Cautionary Perspectives from Experts
Rachel Wastell, a Money Expert at Mozo, has cautioned against placing unbridled hope in the likelihood of a February rate cut. She suggests that borrowers may be jumping the gun, stating, “homeowners are essentially counting their chickens before they hatch.” This expression encapsulates the uncertainty surrounding the RBA’s decision-making process. The leading Australian banks are currently divided on their outlook for interest rates, with some predicting a cut in February (notably ANZ and CommBank) while others, such as Westpac and NAB, anticipate adjustments may not come until May.
The inherent risk in waiting for this potential rate cut could affect borrowers, particularly if they find themselves unprepared should the reduction not occur.

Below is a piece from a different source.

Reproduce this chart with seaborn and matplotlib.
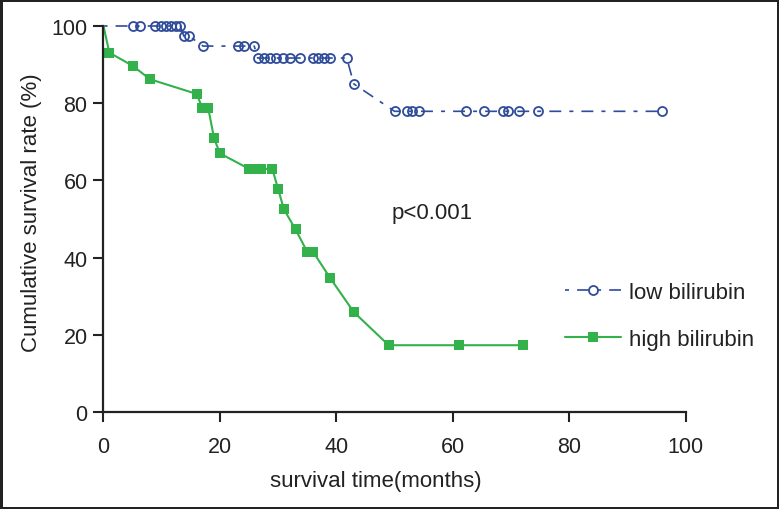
import numpy as np
import pandas as pd
import matplotlib
matplotlib.use("Agg")
import matplotlib.pyplot as plt
import seaborn as sns

# survival data (months, cumulative survival %)
low_months = [0, 5.1, 6.3, 8.8, 9.9, 10.7, 11.6, 12.5, 13.2, 13.8, 14.7,
              17.1, 23.1, 24.1, 25.9,
              26.5, 27.6, 28.6, 29.6, 30.8, 32.0, 33.8, 36.0, 36.9, 37.9, 38.9, 41.8,
              43.0,
              50.0, 52.1, 53.0, 54.2, 62.2, 65.4, 68.6, 69.5, 71.4, 74.6, 95.9]
low_surv = [100] * 9 + [97.4] * 2 + [94.8] * 4 + [91.7] * 12 + [85.0] + [77.9] * 11

high_months = [0, 1, 5, 8, 16, 17, 18, 19, 20, 25, 26, 27, 29, 30, 31, 33,
               35, 36, 39, 43, 49, 61, 72]
high_surv = [100, 93.1, 89.7, 86.2, 82.4, 78.7, 78.7, 70.9, 67.0, 63.0, 63.0,
             63.0, 63.0, 57.8, 52.5, 47.3, 41.5, 41.5, 34.6, 25.9, 17.3, 17.3, 17.3]

series_labels = ["low bilirubin", "high bilirubin"]
x_ticks = [0, 20, 40, 60, 80, 100]
y_ticks = [0, 20, 40, 60, 80, 100]

BLUE = "#2f4c9c"
GREEN = "#33b14a"
INK = "#222222"

sns.set_style("ticks")
plt.rcParams["font.family"] = ["Liberation Sans", "DejaVu Sans"]
plt.rcParams["lines.scale_dashes"] = False

fig = plt.figure(figsize=(7.79, 5.10), dpi=100)
ax = fig.add_axes([103.5 / 779, 1 - 413 / 510, 582 / 779, 386 / 510])

low_df = pd.DataFrame({"months": low_months, "surv": low_surv})
high_df = pd.DataFrame({"months": high_months, "surv": high_surv})

sns.lineplot(data=low_df, x="months", y="surv", ax=ax, color=BLUE,
             estimator=None, sort=False, linewidth=1.2,
             marker="o", markersize=6.5, markerfacecolor="none",
             markeredgecolor=BLUE, markeredgewidth=1.3,
             markevery=list(range(1, len(low_months))),
             label=series_labels[0], clip_on=False)
ax.lines[-1].set_dashes((2.9, 5.8, 8.6, 5.8))

sns.lineplot(data=high_df, x="months", y="surv", ax=ax, color=GREEN,
             estimator=None, sort=False, linewidth=1.5,
             marker="s", markersize=7, markeredgewidth=0,
             markevery=list(range(1, len(high_months))),
             label=series_labels[1], clip_on=False)

ax.set_xlim(0, 100)
ax.set_ylim(0, 100)
ax.set_xticks(x_ticks)
ax.set_yticks(y_ticks)
ax.tick_params(axis="both", labelsize=15.5, width=1.5, length=7.5, pad=4,
               colors=INK, labelcolor=INK)
ax.tick_params(axis="x", pad=10)
for side in ["top", "right"]:
    ax.spines[side].set_visible(False)
for side in ["left", "bottom"]:
    ax.spines[side].set_linewidth(1.6)
    ax.spines[side].set_color(INK)

ax.set_xlabel("survival time(months)", fontsize=16, color=INK)
ax.set_ylabel("Cumulative survival rate (%)", fontsize=16, color=INK)
ax.xaxis.set_label_coords(0.4675, -0.15)
ax.yaxis.set_label_coords(-0.105, 0.52)

ax.text(49.5, 51.8, "p<0.001", fontsize=16, color=INK, va="center", ha="left")

leg = ax.legend(loc="upper left", bbox_to_anchor=(565 / 779, 1 - 283 / 510),
                bbox_transform=fig.transFigure, frameon=False, fontsize=16,
                handlelength=2.5, handletextpad=0.4, labelspacing=1.15,
                borderpad=0, borderaxespad=0)
for t in leg.get_texts():
    t.set_color(INK)

fig.patch.set_edgecolor(INK)
fig.patch.set_linewidth(2.5)

fig.savefig("out.png", dpi=100, edgecolor=fig.get_edgecolor())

Wastell advises homeowners on alternative strategies to mitigate their repayment pressures, such as refinancing their mortgages. By exploring refinancing options, borrowers might secure lower rates independent of the RBA’s decisions. This proactive approach can lead to immediate relief rather than deferring actions until the reserve bank announces its decision.

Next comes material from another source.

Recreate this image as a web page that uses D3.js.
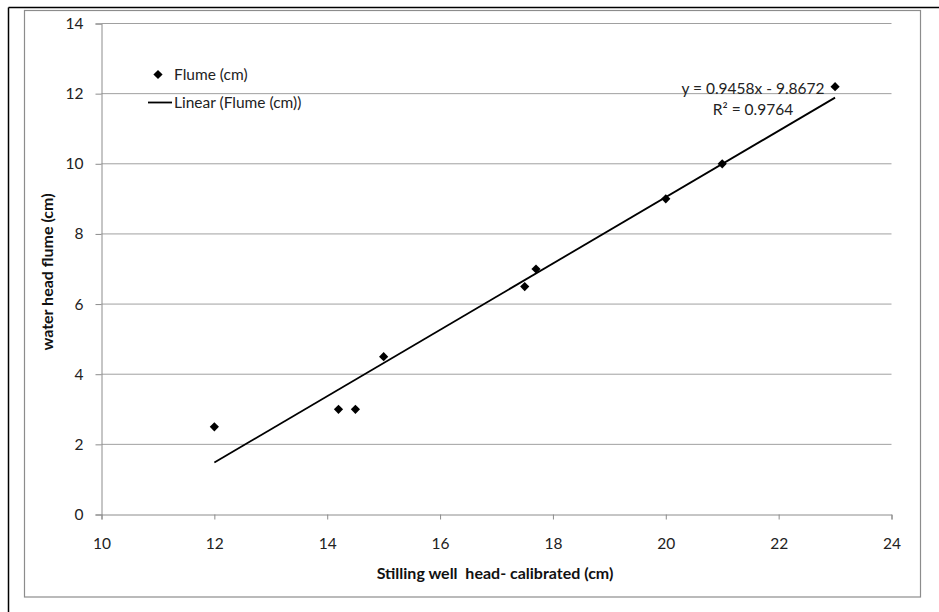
<!DOCTYPE html>
<html><head><meta charset="utf-8">
<script src="https://cdn.jsdelivr.net/npm/d3@7"></script>
<style>body{margin:0;background:#fff}svg{display:block}</style>
</head><body>
<script>
const xValues = [12, 14.2, 14.5, 15, 17.5, 17.7, 20, 21, 23];
const yValues = [2.5, 3, 3, 4.5, 6.5, 7, 9, 10, 12.2];
const xTicks = [10, 12, 14, 16, 18, 20, 22, 24];
const yTicks = [0, 2, 4, 6, 8, 10, 12, 14];
const trendSlope = 0.9458;
const trendIntercept = -9.8672;
const equationLines = ["y = 0.9458x - 9.8672", "R² = 0.9764"];
const legendLabels = ["Flume (cm)", "Linear (Flume (cm))"];
const xTitle = "Stilling well  head- calibrated (cm)";
const yTitle = "water head flume (cm)";

const W = 939, H = 612;
const font = "Lato, 'Open Sans', sans-serif";
const fs = 15.5, fsB = 16;
const svg = d3.select("body").append("svg").attr("width", W).attr("height", H);

// outer black frame (top and left)
svg.append("line").attr("x1", 8.5).attr("x2", W).attr("y1", 7.5).attr("y2", 7.5).attr("stroke", "#000").attr("stroke-width", 1.5);
svg.append("line").attr("x1", 8.5).attr("x2", 8.5).attr("y1", 7.5).attr("y2", H).attr("stroke", "#000").attr("stroke-width", 1.5);
// inner gray chart border
svg.append("rect").attr("x", 24.5).attr("y", 10.5).attr("width", 896).attr("height", 586.5)
  .attr("fill", "#fff").attr("stroke", "#8c8c8c").attr("stroke-width", 1.2);

const x = d3.scaleLinear().domain([10, 24]).range([101.5, 891.5]);
const y = d3.scaleLinear().domain([0, 14]).range([514.5, 23.5]);

// gridlines
svg.append("g").selectAll("line").data(yTicks.filter(d => d > 0)).join("line")
  .attr("x1", x(10)).attr("x2", x(24)).attr("y1", d => y(d)).attr("y2", d => y(d))
  .attr("stroke", "#a0a0a0").attr("stroke-width", 1);

// axes
const xAxis = svg.append("g").attr("transform", `translate(0,${y(0)})`)
  .call(d3.axisBottom(x).tickValues(xTicks).tickSize(5).tickPadding(18).tickFormat(d3.format("d")));
const yAxis = svg.append("g").attr("transform", `translate(${x(10)},0)`)
  .call(d3.axisLeft(y).tickValues(yTicks).tickSize(6).tickPadding(12).tickFormat(d3.format("d")));
[xAxis, yAxis].forEach(g => {
  g.select(".domain").attr("stroke", "#8c8c8c");
  g.selectAll(".tick line").attr("stroke", "#8c8c8c");
  g.selectAll(".tick text").attr("font-family", font).attr("font-size", fs).attr("fill", "#222");
});

// trendline
const tx = d3.extent(xValues);
svg.append("line")
  .attr("x1", x(tx[0])).attr("y1", y(trendSlope * tx[0] + trendIntercept))
  .attr("x2", x(tx[1])).attr("y2", y(trendSlope * tx[1] + trendIntercept))
  .attr("stroke", "#000").attr("stroke-width", 1.8);

// points
const diamond = (cx, cy, r) => `M${cx},${cy - r}L${cx + r},${cy}L${cx},${cy + r}L${cx - r},${cy}Z`;
svg.append("g").selectAll("path").data(xValues.map((v, i) => [v, yValues[i]])).join("path")
  .attr("d", d => diamond(x(d[0]), y(d[1]), 4.6)).attr("fill", "#000");

// equation
svg.append("g").selectAll("text").data(equationLines).join("text")
  .attr("x", 753).attr("y", (d, i) => 93.5 + i * 21.5).attr("text-anchor", "middle")
  .attr("font-family", font).attr("font-size", fs).attr("fill", "#222").text(d => d);

// legend
svg.append("path").attr("d", diamond(158, 74.5, 4.6)).attr("fill", "#000");
svg.append("line").attr("x1", 148).attr("x2", 172).attr("y1", 102.5).attr("y2", 102.5).attr("stroke", "#000").attr("stroke-width", 1.8);
svg.append("g").selectAll("text").data(legendLabels).join("text")
  .attr("x", 174).attr("y", (d, i) => 79.5 + i * 28)
  .attr("font-family", font).attr("font-size", fs).attr("fill", "#222").text(d => d);

// axis titles
svg.append("text").attr("x", 495).attr("y", 579).attr("text-anchor", "middle")
  .attr("font-family", font).attr("font-weight", "bold").attr("font-size", fsB).attr("fill", "#111")
  .style("white-space", "pre").text(xTitle);
svg.append("text").attr("transform", "translate(53,272) rotate(-90)").attr("text-anchor", "middle")
  .attr("font-family", font).attr("font-weight", "bold").attr("font-size", fsB).attr("fill", "#111").text(yTitle);
</script>
</body></html>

Opportunities for Savings through Refinancing
The Mozo database currently highlights that numerous lenders are offering competitive home loan interest rates, with over a dozen providers indicating rates beginning with ‘5’. Recognizable institutions, as well as newer regional and digital lenders, provide potential savings for consumers willing to shop around. The average variable interest rate across 422 home loans accessible via Mozo is roughly 6.73% per annum.
Wastell emphasizes the significant financial impact that even modest differences in interest rates can produce when it comes to mortgages. For instance, a less than 1% per annum disparity can translate into substantial monthly savings. For homeowners making principal and interest repayments over a 25-year term, a $500,000 mortgage may realize savings of around $230 each month, while the same differential for a $1 million home loan could yield monthly savings nearing $460. This illustrates the importance of thorough research and proactive engagement with lenders.
Preparing for the Unknown
With the cash rate decision pending until February 18, borrowers are encouraged not merely to hope for favorable changes without exploring alternative options. It is advisable for homeowners to negotiate with current lenders for better rates or consider refinancing opportunities that might offer immediate reductions, regardless of the RBA’s forthcoming decisions.
In summary, while anticipation grows among Australian mortgage holders for the potential easing of cash rates, it is crucial to balance that hope with practical strategies. The financial landscape remains uncertain, and by taking proactive steps, borrowers can better position themselves to weather rising costs associated with home loans.